Show variables in Table 3

Min Utility variable and X

In [319]:
minU = 25
X = []
TOP_K = 10
top_k_patterns = list()
print(top_k_patterns)

[]


### Classify items
This function classifies items into positive, negative, and hybrid based on their profits.

In [320]:
def classify_items(database):
    positive_items = set()
    negative_items = set()
    hybrid_items = set()
    
    for transaction in database:
        for item, profit in zip(transaction['items'], transaction['profits']):
            if profit > 0:
                positive_items.add(item)
            elif profit < 0:
                negative_items.add(item)
    
    hybrid_items = positive_items.intersection(negative_items)
    positive_items -= hybrid_items
    negative_items -= hybrid_items
    
    return list(positive_items), list(negative_items), list(hybrid_items)

Output:

In [321]:
positive_items, negative_items, hybrid_items = classify_items(databaseTable3)
print("Positive Items (ρ):", positive_items)
print("Hybrid Items (δ):", hybrid_items)
print("Negative Items (η):", negative_items)

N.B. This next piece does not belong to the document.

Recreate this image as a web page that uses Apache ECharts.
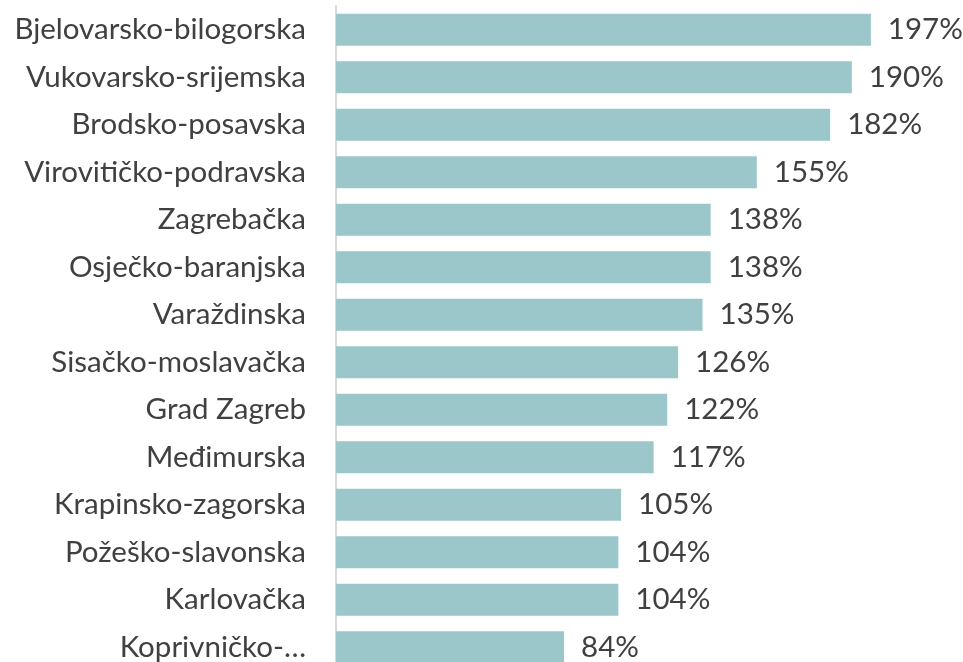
<!DOCTYPE html>
<html>
<head>
<meta charset="utf-8">
<script src="https://cdn.jsdelivr.net/npm/echarts@6/dist/echarts.min.js"></script>
<style>
  html, body { margin: 0; padding: 0; background: #fff; overflow: hidden; }
  /* the last row runs past the bottom edge, as in the original */
  #chart { width: 963px; height: 671px; }
</style>
</head>
<body>
<div id="chart"></div>
<script>
// županije, odozgo prema dolje
const counties = [
  'Bjelovarsko-bilogorska',
  'Vukovarsko-srijemska',
  'Brodsko-posavska',
  'Virovitičko-podravska',
  'Zagrebačka',
  'Osječko-baranjska',
  'Varaždinska',
  'Sisačko-moslavačka',
  'Grad Zagreb',
  'Međimurska',
  'Krapinsko-zagorska',
  'Požeško-slavonska',
  'Karlovačka',
  'Koprivničko-…'
]
const shares = [197, 190, 182, 155, 138, 138, 135, 126, 122, 117, 105, 104, 104, 84]

const chart = echarts.init(document.getElementById('chart'))
chart.setOption({
  animation: false,
  grid: {
    left: 336,
    right: 84,
    top: 6,
    bottom: 0,
    containLabel: false
  },
  xAxis: {
    type: 'value',
    min: 0,
    max: 200,
    show: false
  },
  yAxis: {
    type: 'category',
    inverse: true,
    data: counties,
    axisLine: { show: true, lineStyle: { color: '#d9d9d9', width: 2 } },
    axisTick: { show: false },
    axisLabel: {
      margin: 30,
      fontFamily: 'Lato',
      fontSize: 29.5,
      color: '#404040'
    }
  },
  series: [
    {
      type: 'bar',
      data: shares,
      barWidth: 32,
      itemStyle: { color: '#9bc6ca' },
      label: {
        show: true,
        position: 'right',
        distance: 17,
        formatter: (p) => p.value + '%',
        fontFamily: 'Lato',
        fontSize: 29.5,
        color: '#404040'
      }
    }
  ]
})
</script>
</body>
</html>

Positive Items (ρ): ['d', 'e', 'c']
Hybrid Items (δ): ['b', 'a']
Negative Items (η): ['g', 'f']


### Calulate RTWU

In [322]:
def calculate_RTU(transaction):
    RTU = 0
    for profit, quantity in zip(transaction['profits'], transaction['quantities']):
        if profit > 0:
            RTU += profit * quantity
    return RTU

# RTWU without negative items
def calculate_RTWU(database, positive_items, hybrid_items):
    RTWU = {}
    
    for transaction in database:
        RTU = calculate_RTU(transaction)
        for item in transaction['items']:
            if item in positive_items or item in hybrid_items :
                if item not in RTWU:
                    RTWU[item] = 0
                RTWU[item] += RTU
    
    return RTWU
# RTWU including negative items
def calculate_RTWU_all_items(database, positive_items, hybrid_items, negative_items):
    RTWU = {}
    for transaction in database:
        RTU = calculate_RTU(transaction)
        for item in transaction['items']:
            #if item in positive_items or item in hybrid_items or item in negative_items:
            if item not in RTWU:
                RTWU[item] = 0
            RTWU[item] += RTU
    
    return RTWU

Input:

In [323]:
RTWU = calculate_RTWU(databaseTable3, positive_items, hybrid_items)
RTWU_all_items = calculate_RTWU_all_items(databaseTable3, positive_items, hybrid_items, negative_items)

Output:

In [324]:
print("\nRTWU:")
for item, value in RTWU.items():
    print(f"Item {item}: {value}")
print("\nRTWU including negative items:")
for item, value in RTWU_all_items.items():
    print(f"Item {item}: {value}")


RTWU:
Item a: 29
Item b: 56
Item d: 49
Item e: 60
Item c: 56

RTWU including negative items:
Item a: 29
Item b: 56
Item d: 49
Item e: 60
Item f: 44
Item g: 25
Item c: 56


### Find Secondary(X)
Using RTWU values base on Step 5,6 ( Page 8)

In [325]:
def find_Secondary(RTWU, minU):
    Secondary = []
    for item, value in RTWU.items():
        if value >= minU:
            Secondary.append(item)
    return Secondary

Input: RTWU list and MinU variable

In [326]:
Secondary = find_Secondary(RTWU, minU)

Output:

In [327]:
print("\nSecondary: ", Secondary)


Secondary:  ['a', 'b', 'd', 'e', 'c']


### Sort Secondary(X) ∪ η by definition 7;

Sort items in Secondary(X) and Negative Items (η) based on their RTWU values.

In [328]:
def sort_items_in_second_ni(Secondary, negative_items, RTWU):
    positive_secondary = [item for item in Secondary if item in positive_items]
    hybrid_secondary = [item for item in Secondary if item in hybrid_items]
    negative_secondary = [item for item in Secondary if item in negative_items]
    
    negative_only = [item for item in negative_items if item not in Secondary]
    
    positive_secondary.sort(key=lambda x: RTWU.get(x, 0))
    hybrid_secondary.sort(key=lambda x: RTWU.get(x, 0))
    negative_secondary.sort(key=lambda x: RTWU.get(x, 0))
    negative_only.sort(key=lambda x: RTWU.get(x, 0))
    
    sorted_secondary = positive_secondary + hybrid_secondary + negative_secondary
    sorted_negative = negative_only
    
    return sorted_secondary, sorted_negative

Output:

In [329]:
sorted_secondary, sorted_negative_items = sort_items_in_second_ni(Secondary, negative_items, RTWU_all_items)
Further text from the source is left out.